Still, Meysa Abdo, commander of the Kurdish resistance in Kobane, demanded additional support from Turkey in an opinion article published Tuesday in The New York Times. While thankful that Turkish leaders were allowing "a small group of Iraqi pesh merga fighters, and some Free Syrian Army brigades, to cross into Kobani," he condemned them for not letting other Turkish Kurds to cross. 

The Turkish government is pursuing an anti-Kurdish policy against the Syrian Kurds, and their priority is to suppress the Kurdish freedom movement in Northern Syria. They want Kobani to fall.

We have never been hostile to Turkey.

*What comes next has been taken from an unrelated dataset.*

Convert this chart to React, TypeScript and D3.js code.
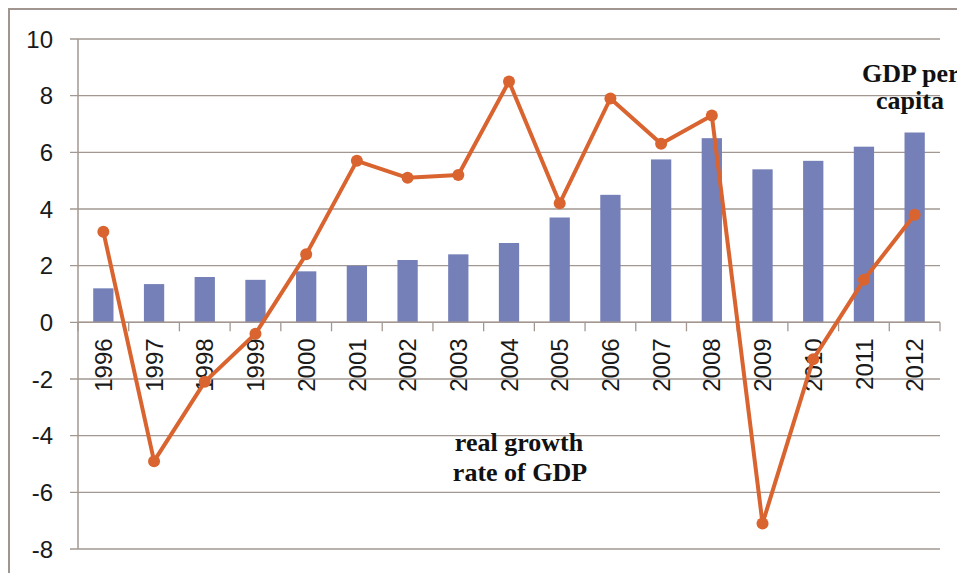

We want to see it as a partner, not an enemy, and we believe that it is in the Turkish government's interest to have a border with the democratic administration of a western Kurdistan rather than one with the Islamic State ...

If we had more weapons and could be joined by more of our fighters from elsewhere in Syria, we would be in a position to strike a deadly blow against the Islamic State, one that we believe would ultimately lead to its dissolution across the region as a whole.

Kobane has been under siege for six weeks. While US-led air strikes have helped hold Islamic State forces back, Kurdish fighters say they need heavy weapons to reclaim the town. A local Kurdish commander told the BBC on Tuesday that IS still controlled 40 percent of the city.

BBC reporter Jim Muir said the arrival of the peshmerga and FSA forces "reflects a determination by the US-led anti-IS coalition not to let Kobane fall."  

Turkey has a close relationship with the Iraqi Kurdish KDP, the predominant faction in Iraqi Kurdistan, and with the FSA groups it is allowing to cross.

Their impact may take some time to be felt, but the arrival of the heavier weaponry brought by the Iraqi Kurds may have an effect greater than the numbers of fighters involved, who will play a support role rather than front-line combat.